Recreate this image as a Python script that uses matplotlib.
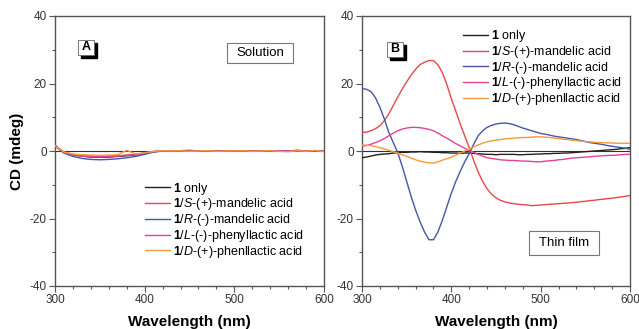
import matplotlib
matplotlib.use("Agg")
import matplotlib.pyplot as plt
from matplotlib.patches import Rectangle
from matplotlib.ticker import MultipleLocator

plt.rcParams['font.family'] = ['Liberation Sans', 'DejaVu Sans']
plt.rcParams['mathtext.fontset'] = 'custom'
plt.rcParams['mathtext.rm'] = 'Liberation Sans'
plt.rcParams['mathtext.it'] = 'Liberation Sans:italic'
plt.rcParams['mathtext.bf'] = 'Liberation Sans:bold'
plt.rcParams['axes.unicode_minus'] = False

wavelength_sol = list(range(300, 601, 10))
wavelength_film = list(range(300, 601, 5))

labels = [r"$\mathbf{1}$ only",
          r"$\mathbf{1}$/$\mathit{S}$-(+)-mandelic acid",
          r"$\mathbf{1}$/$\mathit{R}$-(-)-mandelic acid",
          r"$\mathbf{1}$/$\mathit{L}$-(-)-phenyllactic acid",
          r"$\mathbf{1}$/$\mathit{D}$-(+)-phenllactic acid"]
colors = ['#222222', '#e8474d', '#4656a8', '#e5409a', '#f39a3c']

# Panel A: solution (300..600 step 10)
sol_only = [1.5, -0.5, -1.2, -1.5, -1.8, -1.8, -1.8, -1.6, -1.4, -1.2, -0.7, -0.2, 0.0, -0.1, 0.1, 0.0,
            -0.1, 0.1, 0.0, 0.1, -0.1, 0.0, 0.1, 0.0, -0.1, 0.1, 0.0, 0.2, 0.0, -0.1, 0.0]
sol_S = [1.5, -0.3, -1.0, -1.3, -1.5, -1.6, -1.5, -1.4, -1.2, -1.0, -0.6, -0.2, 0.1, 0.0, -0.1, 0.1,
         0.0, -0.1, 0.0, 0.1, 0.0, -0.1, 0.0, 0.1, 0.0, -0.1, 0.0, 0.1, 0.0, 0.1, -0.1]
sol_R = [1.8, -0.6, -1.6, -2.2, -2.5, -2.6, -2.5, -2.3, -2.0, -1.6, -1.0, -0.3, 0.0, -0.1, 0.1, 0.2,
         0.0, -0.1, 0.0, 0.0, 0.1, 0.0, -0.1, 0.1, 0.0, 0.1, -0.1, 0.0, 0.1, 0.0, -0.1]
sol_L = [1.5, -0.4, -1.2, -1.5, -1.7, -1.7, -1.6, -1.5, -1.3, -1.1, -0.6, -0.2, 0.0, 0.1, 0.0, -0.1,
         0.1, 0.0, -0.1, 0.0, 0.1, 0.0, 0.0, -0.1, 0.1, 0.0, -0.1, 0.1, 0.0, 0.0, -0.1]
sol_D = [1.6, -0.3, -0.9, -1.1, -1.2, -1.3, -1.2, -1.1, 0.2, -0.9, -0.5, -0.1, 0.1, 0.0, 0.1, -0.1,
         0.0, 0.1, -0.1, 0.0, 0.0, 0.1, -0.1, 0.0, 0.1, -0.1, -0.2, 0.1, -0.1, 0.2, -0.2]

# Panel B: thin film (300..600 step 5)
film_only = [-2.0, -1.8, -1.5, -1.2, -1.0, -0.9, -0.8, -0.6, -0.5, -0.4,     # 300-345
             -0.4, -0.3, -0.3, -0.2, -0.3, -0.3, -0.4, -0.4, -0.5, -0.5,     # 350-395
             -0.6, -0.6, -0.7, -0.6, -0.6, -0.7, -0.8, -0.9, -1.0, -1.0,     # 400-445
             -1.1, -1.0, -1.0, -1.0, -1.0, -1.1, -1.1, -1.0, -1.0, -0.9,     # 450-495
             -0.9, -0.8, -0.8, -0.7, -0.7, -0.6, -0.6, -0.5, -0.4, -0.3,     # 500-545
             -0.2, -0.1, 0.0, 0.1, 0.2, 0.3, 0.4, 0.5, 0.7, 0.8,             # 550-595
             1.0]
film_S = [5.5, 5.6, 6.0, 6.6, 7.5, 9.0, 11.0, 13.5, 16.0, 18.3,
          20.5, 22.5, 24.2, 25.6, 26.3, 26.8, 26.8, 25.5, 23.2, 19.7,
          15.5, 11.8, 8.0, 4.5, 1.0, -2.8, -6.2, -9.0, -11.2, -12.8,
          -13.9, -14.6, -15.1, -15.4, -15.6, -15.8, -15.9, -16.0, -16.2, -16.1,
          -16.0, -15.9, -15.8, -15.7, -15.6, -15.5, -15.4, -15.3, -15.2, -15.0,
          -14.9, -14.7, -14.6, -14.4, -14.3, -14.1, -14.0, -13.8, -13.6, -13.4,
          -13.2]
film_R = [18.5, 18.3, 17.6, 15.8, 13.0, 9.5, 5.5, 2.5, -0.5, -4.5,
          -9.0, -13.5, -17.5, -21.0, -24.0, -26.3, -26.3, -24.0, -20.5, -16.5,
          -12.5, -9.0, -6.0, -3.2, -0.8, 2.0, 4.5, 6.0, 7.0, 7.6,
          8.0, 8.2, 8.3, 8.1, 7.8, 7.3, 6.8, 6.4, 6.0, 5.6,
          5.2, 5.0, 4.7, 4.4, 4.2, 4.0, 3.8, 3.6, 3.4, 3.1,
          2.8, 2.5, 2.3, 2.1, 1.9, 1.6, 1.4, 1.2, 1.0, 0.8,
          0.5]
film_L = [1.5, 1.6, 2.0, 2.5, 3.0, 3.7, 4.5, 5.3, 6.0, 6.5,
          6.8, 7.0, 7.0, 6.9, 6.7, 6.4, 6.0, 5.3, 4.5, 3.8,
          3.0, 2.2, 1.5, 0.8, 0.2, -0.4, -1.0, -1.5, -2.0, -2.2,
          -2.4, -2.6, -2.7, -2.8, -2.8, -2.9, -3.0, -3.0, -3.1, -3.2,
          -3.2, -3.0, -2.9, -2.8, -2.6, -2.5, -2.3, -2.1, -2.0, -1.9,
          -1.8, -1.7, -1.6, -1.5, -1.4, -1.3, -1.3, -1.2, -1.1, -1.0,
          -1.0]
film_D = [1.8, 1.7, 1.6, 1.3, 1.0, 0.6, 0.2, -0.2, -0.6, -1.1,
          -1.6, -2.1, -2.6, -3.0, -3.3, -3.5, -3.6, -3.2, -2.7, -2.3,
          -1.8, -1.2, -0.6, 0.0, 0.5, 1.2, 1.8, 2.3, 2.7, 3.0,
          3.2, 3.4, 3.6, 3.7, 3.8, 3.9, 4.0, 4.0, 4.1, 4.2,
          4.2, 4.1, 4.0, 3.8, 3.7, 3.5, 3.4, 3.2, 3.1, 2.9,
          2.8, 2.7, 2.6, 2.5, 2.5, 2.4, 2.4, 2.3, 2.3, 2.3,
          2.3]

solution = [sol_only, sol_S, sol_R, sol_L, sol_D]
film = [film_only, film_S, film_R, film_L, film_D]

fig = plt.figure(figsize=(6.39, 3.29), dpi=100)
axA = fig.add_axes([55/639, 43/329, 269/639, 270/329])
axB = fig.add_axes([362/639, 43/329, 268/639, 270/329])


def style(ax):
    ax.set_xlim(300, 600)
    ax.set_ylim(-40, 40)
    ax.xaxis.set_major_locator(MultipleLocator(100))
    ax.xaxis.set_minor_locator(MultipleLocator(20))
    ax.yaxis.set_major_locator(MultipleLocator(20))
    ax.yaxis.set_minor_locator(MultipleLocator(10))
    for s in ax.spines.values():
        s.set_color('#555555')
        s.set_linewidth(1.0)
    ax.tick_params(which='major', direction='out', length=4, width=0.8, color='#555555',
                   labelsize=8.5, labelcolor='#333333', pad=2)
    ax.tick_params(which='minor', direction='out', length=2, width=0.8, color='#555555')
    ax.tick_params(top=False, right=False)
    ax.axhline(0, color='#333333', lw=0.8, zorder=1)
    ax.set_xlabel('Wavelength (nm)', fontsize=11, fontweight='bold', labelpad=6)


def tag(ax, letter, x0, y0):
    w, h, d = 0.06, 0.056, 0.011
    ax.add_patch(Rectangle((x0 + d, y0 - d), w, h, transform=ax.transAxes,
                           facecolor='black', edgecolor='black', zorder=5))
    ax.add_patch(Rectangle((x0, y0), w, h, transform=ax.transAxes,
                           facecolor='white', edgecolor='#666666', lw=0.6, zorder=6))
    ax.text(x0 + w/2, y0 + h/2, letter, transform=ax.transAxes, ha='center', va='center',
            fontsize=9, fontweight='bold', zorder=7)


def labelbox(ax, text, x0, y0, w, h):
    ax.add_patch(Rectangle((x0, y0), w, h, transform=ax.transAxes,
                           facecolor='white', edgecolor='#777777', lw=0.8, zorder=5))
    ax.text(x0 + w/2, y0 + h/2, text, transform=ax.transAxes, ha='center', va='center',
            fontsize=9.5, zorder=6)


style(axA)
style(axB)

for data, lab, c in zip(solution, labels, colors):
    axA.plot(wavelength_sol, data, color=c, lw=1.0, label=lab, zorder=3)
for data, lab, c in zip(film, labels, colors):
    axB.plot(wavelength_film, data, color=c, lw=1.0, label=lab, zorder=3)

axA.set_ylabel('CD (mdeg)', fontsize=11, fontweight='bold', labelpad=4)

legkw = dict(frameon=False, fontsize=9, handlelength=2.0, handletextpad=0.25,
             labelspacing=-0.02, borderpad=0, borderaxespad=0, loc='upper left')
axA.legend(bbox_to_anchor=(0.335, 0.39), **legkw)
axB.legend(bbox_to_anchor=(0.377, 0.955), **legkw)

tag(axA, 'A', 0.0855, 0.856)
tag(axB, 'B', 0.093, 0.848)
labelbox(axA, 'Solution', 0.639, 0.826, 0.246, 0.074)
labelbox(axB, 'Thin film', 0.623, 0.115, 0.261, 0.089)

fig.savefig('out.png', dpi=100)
====================
What the task asks —
Return exactly what appears from the opening line of the material through the line with "-0.1, 0.2, -0.2]", apart from the pictures.

Result below —
Recreate this image as a Python script that uses matplotlib.
import matplotlib
matplotlib.use("Agg")
import matplotlib.pyplot as plt
from matplotlib.patches import Rectangle
from matplotlib.ticker import MultipleLocator

plt.rcParams['font.family'] = ['Liberation Sans', 'DejaVu Sans']
plt.rcParams['mathtext.fontset'] = 'custom'
plt.rcParams['mathtext.rm'] = 'Liberation Sans'
plt.rcParams['mathtext.it'] = 'Liberation Sans:italic'
plt.rcParams['mathtext.bf'] = 'Liberation Sans:bold'
plt.rcParams['axes.unicode_minus'] = False

wavelength_sol = list(range(300, 601, 10))
wavelength_film = list(range(300, 601, 5))

labels = [r"$\mathbf{1}$ only",
          r"$\mathbf{1}$/$\mathit{S}$-(+)-mandelic acid",
          r"$\mathbf{1}$/$\mathit{R}$-(-)-mandelic acid",
          r"$\mathbf{1}$/$\mathit{L}$-(-)-phenyllactic acid",
          r"$\mathbf{1}$/$\mathit{D}$-(+)-phenllactic acid"]
colors = ['#222222', '#e8474d', '#4656a8', '#e5409a', '#f39a3c']

# Panel A: solution (300..600 step 10)
sol_only = [1.5, -0.5, -1.2, -1.5, -1.8, -1.8, -1.8, -1.6, -1.4, -1.2, -0.7, -0.2, 0.0, -0.1, 0.1, 0.0,
            -0.1, 0.1, 0.0, 0.1, -0.1, 0.0, 0.1, 0.0, -0.1, 0.1, 0.0, 0.2, 0.0, -0.1, 0.0]
sol_S = [1.5, -0.3, -1.0, -1.3, -1.5, -1.6, -1.5, -1.4, -1.2, -1.0, -0.6, -0.2, 0.1, 0.0, -0.1, 0.1,
         0.0, -0.1, 0.0, 0.1, 0.0, -0.1, 0.0, 0.1, 0.0, -0.1, 0.0, 0.1, 0.0, 0.1, -0.1]
sol_R = [1.8, -0.6, -1.6, -2.2, -2.5, -2.6, -2.5, -2.3, -2.0, -1.6, -1.0, -0.3, 0.0, -0.1, 0.1, 0.2,
         0.0, -0.1, 0.0, 0.0, 0.1, 0.0, -0.1, 0.1, 0.0, 0.1, -0.1, 0.0, 0.1, 0.0, -0.1]
sol_L = [1.5, -0.4, -1.2, -1.5, -1.7, -1.7, -1.6, -1.5, -1.3, -1.1, -0.6, -0.2, 0.0, 0.1, 0.0, -0.1,
         0.1, 0.0, -0.1, 0.0, 0.1, 0.0, 0.0, -0.1, 0.1, 0.0, -0.1, 0.1, 0.0, 0.0, -0.1]
sol_D = [1.6, -0.3, -0.9, -1.1, -1.2, -1.3, -1.2, -1.1, 0.2, -0.9, -0.5, -0.1, 0.1, 0.0, 0.1, -0.1,
         0.0, 0.1, -0.1, 0.0, 0.0, 0.1, -0.1, 0.0, 0.1, -0.1, -0.2, 0.1, -0.1, 0.2, -0.2]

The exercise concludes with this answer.